他にも「パンとサーカス」で有名な見せ物、剣闘士奴隷らがスパルタクスによってローマに反旗を翻す(前73 - 71年)。外的には拡大を続ける大帝国として君臨するローマだが、この頃の内部はとても見れたものではなかった。

三頭政治
カエサル時代のローマ領この内乱を治めるべく立ち上がったのが、ポンペイウス、クラッスス、そして同盟市戦争終結を加速させたルキウスを伯父にもつ、ユリウス・カエサルである。前60年、彼らは元老院と閥族派に対立し、私的な政治同盟を結んだ(第一回三頭政治)。

カエサルはガリア地方(ほぼ今日のフランス)を遠征し、これを見事成功させると圧倒的な支持を得る。そして政敵となったポンペイウスをも倒し、前46年、その勢力を完全なものとした。

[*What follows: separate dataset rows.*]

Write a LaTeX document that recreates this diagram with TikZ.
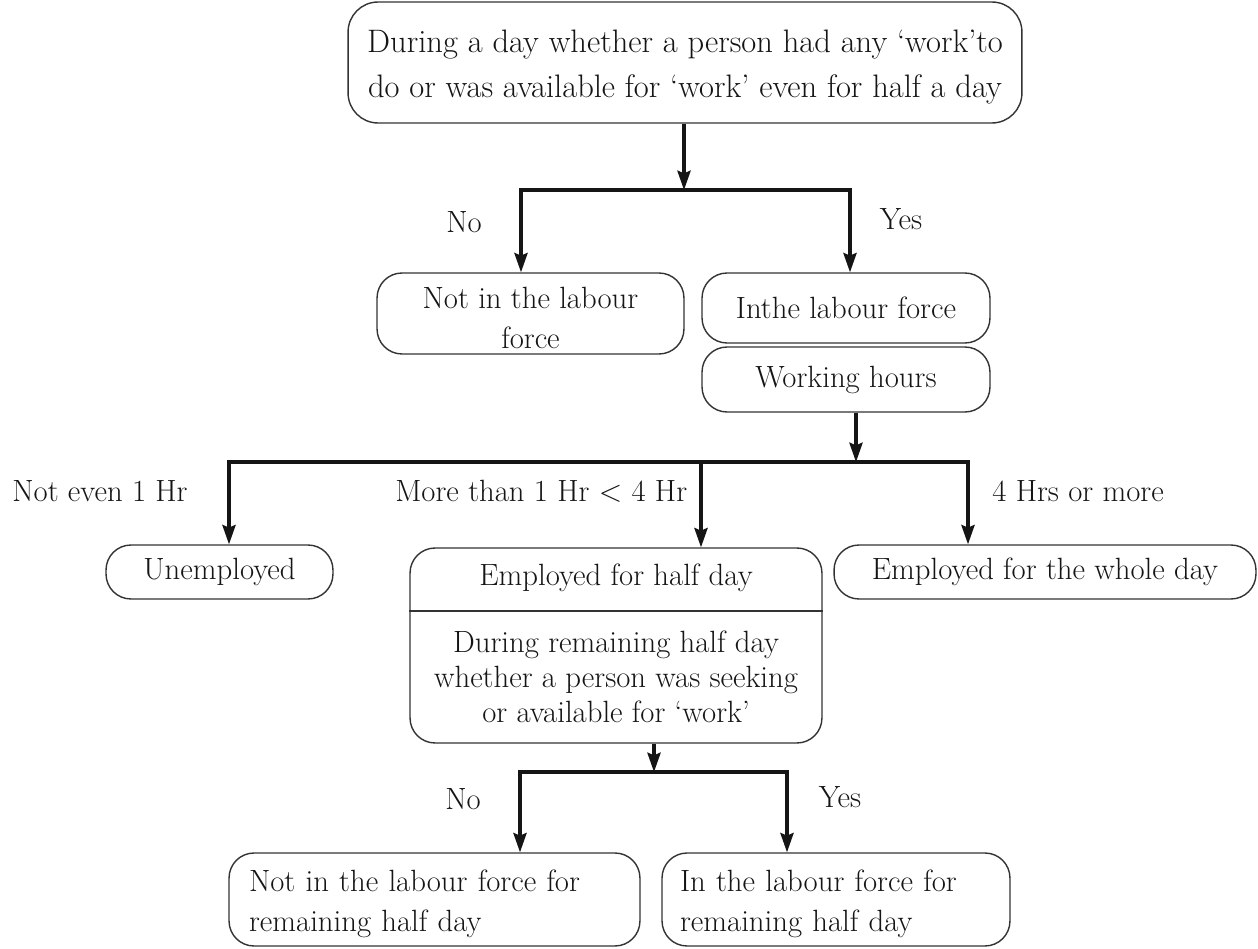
\documentclass[tikz,border=0pt]{standalone}
\usetikzlibrary{arrows.meta}
\definecolor{ink}{HTML}{151515}
\definecolor{edge}{HTML}{333333}
\begin{document}
\begin{tikzpicture}[x=0.02cm,y=-0.02cm,
  every node/.style={text=ink},
  box/.style={draw=edge, line width=0.8pt, rounded corners=0.5cm, inner sep=0pt,
              align=center, font=\fontsize{17.5}{22.8}\selectfont},
  lbl/.style={inner sep=0pt, font=\fontsize{17.5}{20}\selectfont},
  conn/.style={draw=ink, line width=1.8pt},
  arr/.style={conn, -{Stealth[length=11pt,width=7.5pt,inset=1.5pt]}}]

% page
\fill[white] (0,0) rectangle (1258,949);
\useasboundingbox (0,0) rectangle (1258,949);

% boxes (a little space above the text lowers it within its box)
\node[box, rounded corners=0.6cm, minimum width=13.48cm, minimum height=2.42cm,
      font=\fontsize{18.5}{25.5}\selectfont] (top) at (685,62.5)
  {\parbox{13cm}{\centering\vspace*{5pt}During a day whether a person had any ‘work’to\\do or was available for ‘work’ even for half a day}};
\node[box, minimum width=6.14cm, minimum height=1.62cm] (nolf) at (530.5,313.5)
  {\parbox{6cm}{\centering\vspace*{5.6pt}Not in the labour\\force}};
\node[box, minimum width=5.76cm, minimum height=1.40cm] (inlf) at (846,308) {Inthe labour force};
\node[box, minimum width=5.76cm, minimum height=1.30cm] (wh) at (846,379.5) {Working hours};
\node[box, minimum width=4.54cm, minimum height=1.08cm] (unemp) at (219.5,572) {Unemployed};
\node[box, minimum width=8.24cm, minimum height=3.90cm] (half) at (616,645.5) {};
\node[box, minimum width=8.44cm, minimum height=1.08cm] (whole) at (1045,572) {Employed for the whole day};
\node[box, minimum width=8.22cm, minimum height=1.86cm, align=left, text width=7.42cm,
      inner xsep=0.4cm] (notrem) at (434.5,899.5)
  {\parbox{7.42cm}{\vspace*{4.5pt}Not in the labour force for\\remaining half day}};
\node[box, minimum width=6.96cm, minimum height=1.86cm, align=left, text width=6.24cm,
      inner xsep=0.36cm] (inrem) at (836,899.5)
  {\parbox{6.24cm}{\vspace*{4.5pt}In the labour force for\\remaining half day}};

% two-part box: heading, divider and question
\coordinate (hdiv) at (0,611);
\draw[draw=edge, line width=0.8pt] (half.west |- hdiv) -- (half.east |- hdiv);
\node[lbl] (halfhead) at (616,578) {Employed for half day};
\node[lbl, align=center, font=\fontsize{17.5}{19.9}\selectfont] (halfq) at (616,677)
  {During remaining half day\\whether a person was seeking\\or available for ‘work’};

% first split
\coordinate (j1) at (684,190);
\coordinate (j1l) at (521,190);
\coordinate (j1r) at (850,190);
\draw[arr] (top.south -| j1) -- (j1);
\draw[arr] (j1) -| (j1l |- nolf.north);
\draw[arr] (j1) -| (j1r |- inlf.north);

% second split
\coordinate (j2) at (856,462);
\coordinate (j2l) at (229,462);
\coordinate (j2m) at (701,462);
\coordinate (j2r) at (968,462);
\draw[arr] (wh.south -| j2) -- (j2);
\draw[arr] (j2) -| (j2l |- unemp.north);
\draw[arr] (j2) -| (j2m |- half.north);
\draw[arr] (j2) -| (j2r |- whole.north);

% third split
\coordinate (j3) at (654,772);
\coordinate (j3l) at (520,772);
\coordinate (j3r) at (787,772);
\draw[arr] (half.south -| j3) -- (j3);
\draw[arr] (j3) -| (j3l |- notrem.north);
\draw[arr] (j3) -| (j3r |- inrem.north);

% branch labels
\node[lbl] (no1) at (464,222) {No};
\node[lbl] (yes1) at (901,219) {Yes};
\node[lbl, anchor=west] (lt1) at (12,491) {Not even 1 Hr};
\node[lbl, anchor=west] (lt4) at (395,491) {More than 1 Hr \textless{} 4 Hr};
\node[lbl, anchor=west] (ge4) at (992,491) {4 Hrs or more};
\node[lbl] (no2) at (463,799) {No};
\node[lbl] (yes2) at (840,797) {Yes};
\end{tikzpicture}
\end{document}
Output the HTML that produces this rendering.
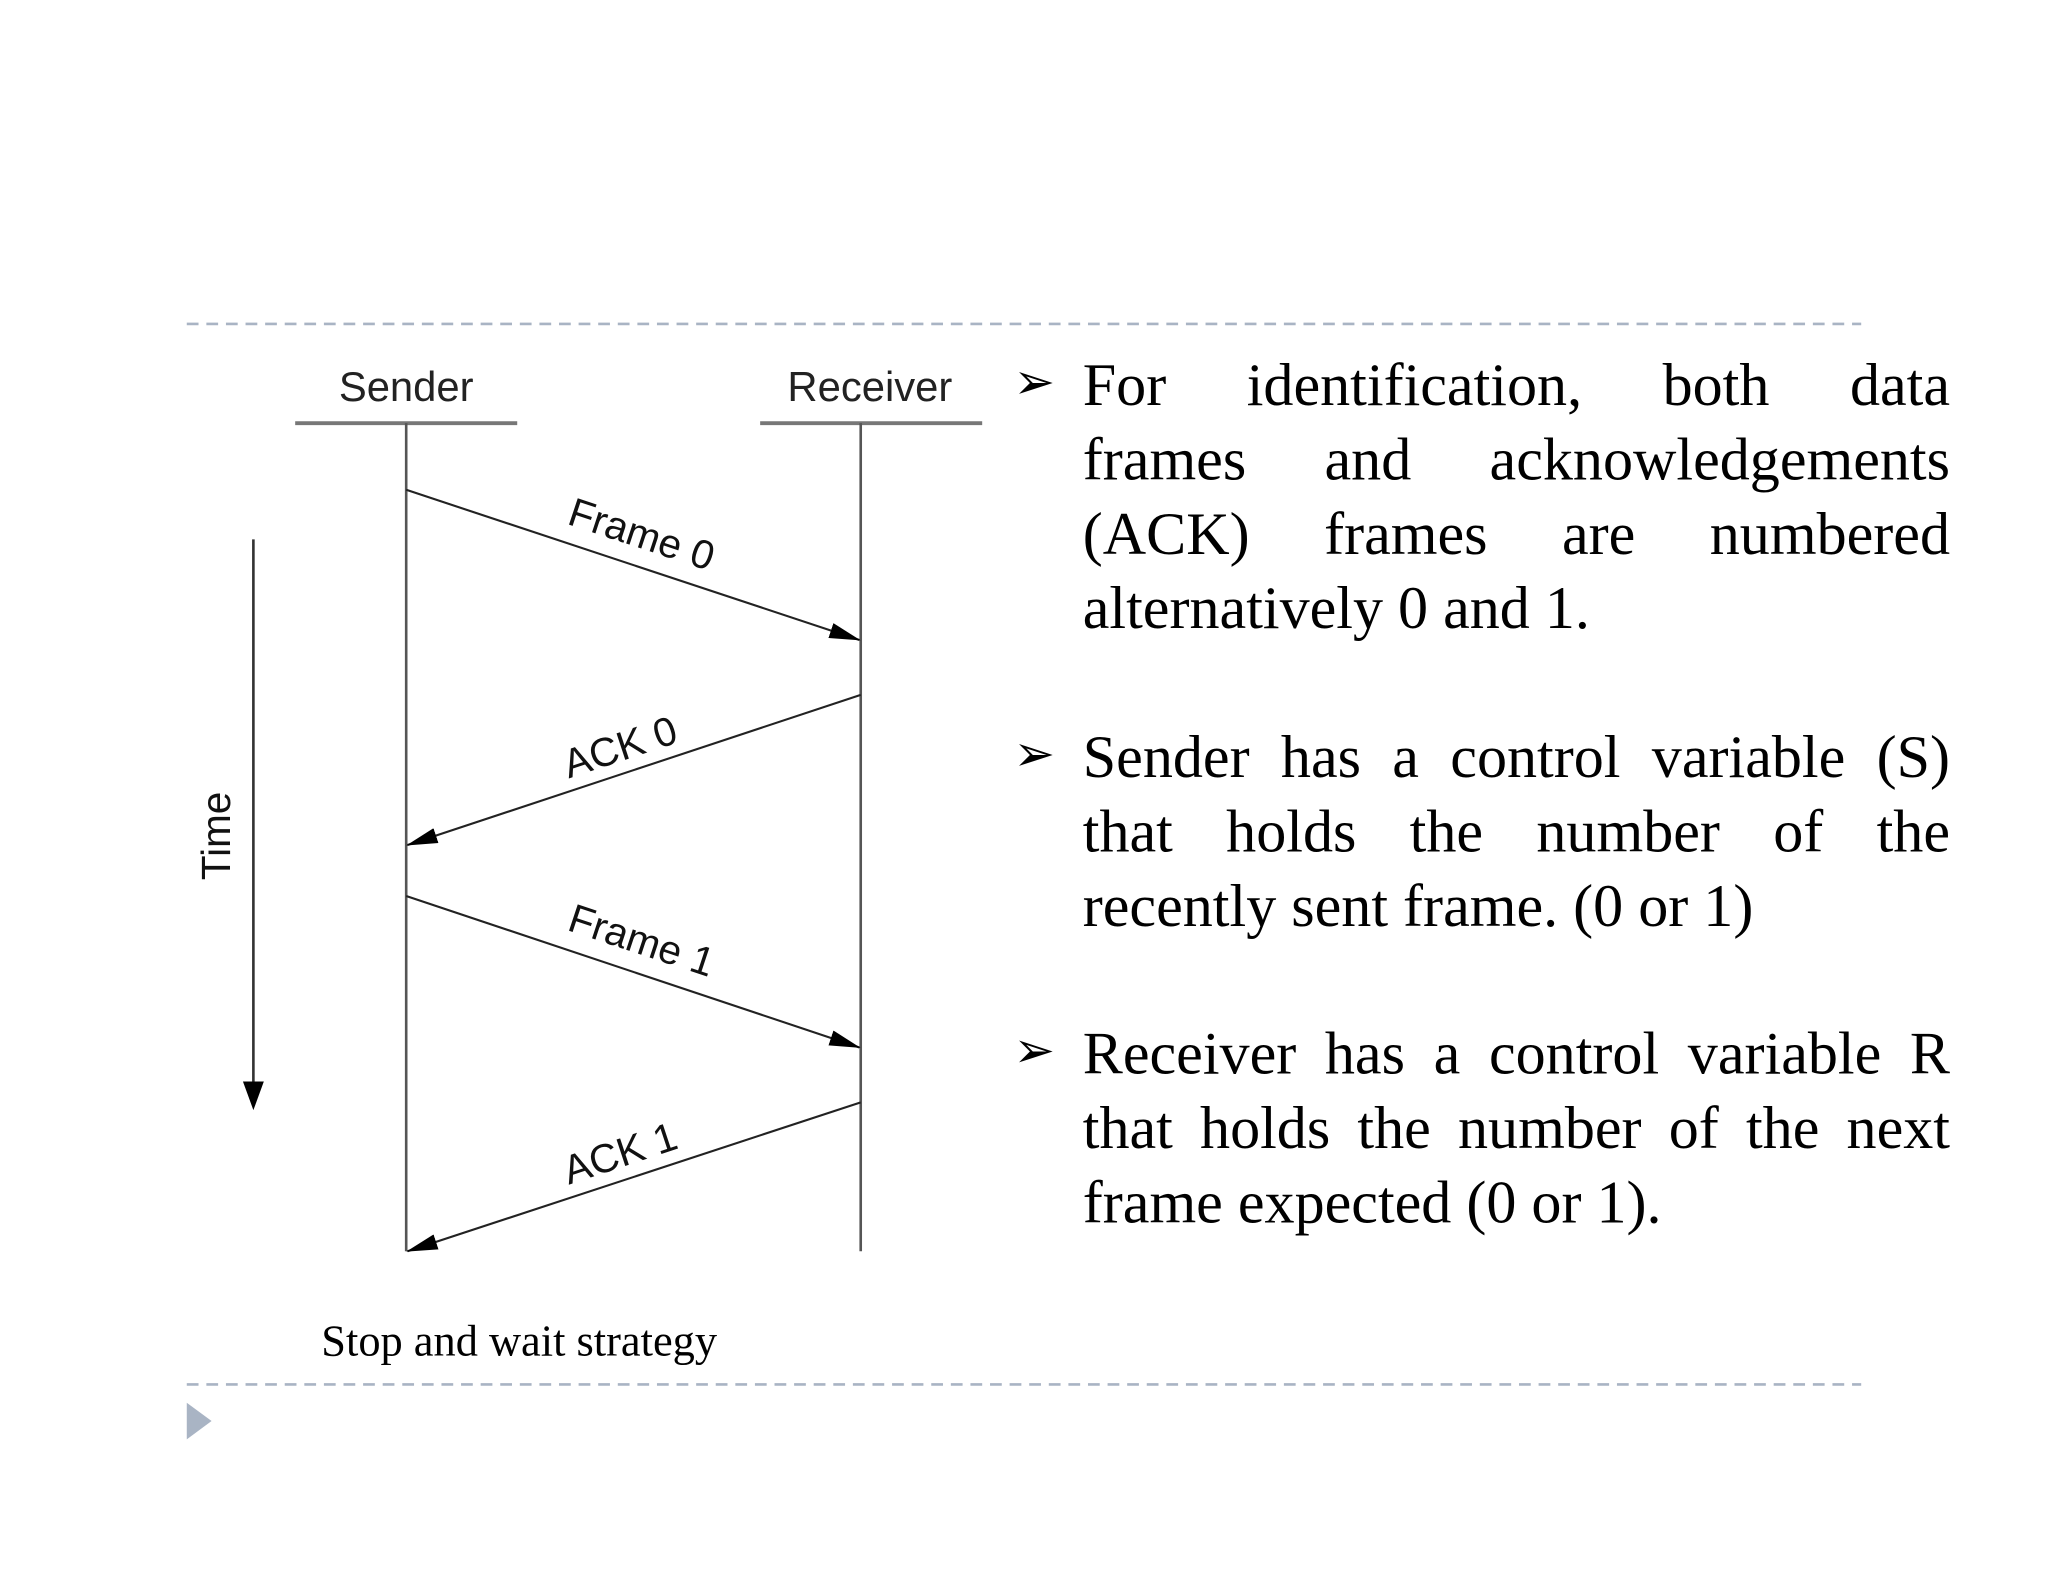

ちなみに、カエサルが恋したことで有名なエジプトのクレオパトラ(7世)だが、後述するように後々、彼の部下アントニウスに乗り換え、カエサルの養子と敵対する。この頃のエジプトは、アレクサンドロス3世が残した遺産の一つ、白人王朝のプトレマイオス朝である。

指導者に求められる資質たる、知性、説得力、肉体上の耐久力、自己制御の能力、持続する意志。イタリアの教科書によると、カエサルだけが、この全てを持っていたという。
しかし元老院が彼の独裁と市民の圧倒的な支持を危惧すると、前44年、カエサルは元老院寄りのブルートゥスらにより刺殺される。

翌年、あとを継ぐ部下のアントニウスとレピドゥス、そしてのカエサルの養子オクタウィアヌスらが政治同盟を結び閥族派を圧する(第二回三頭政治)。しかし、この同盟も長続きはせず、前31年、エジプトのクレオパトラと結託したアントニウス対オクタウィアヌスという構図に。大ローマ帝国を二分する勢力の衝突、アクティウムの海戦が勃発。

結果的に元老院に対し穏健なオクタウィアヌスが勝利し、彼は尊厳者(アウグストゥス)の称号を得る。共和政は静かに終焉し、元老院は残り、そうして帝政ローマが産声を上げた。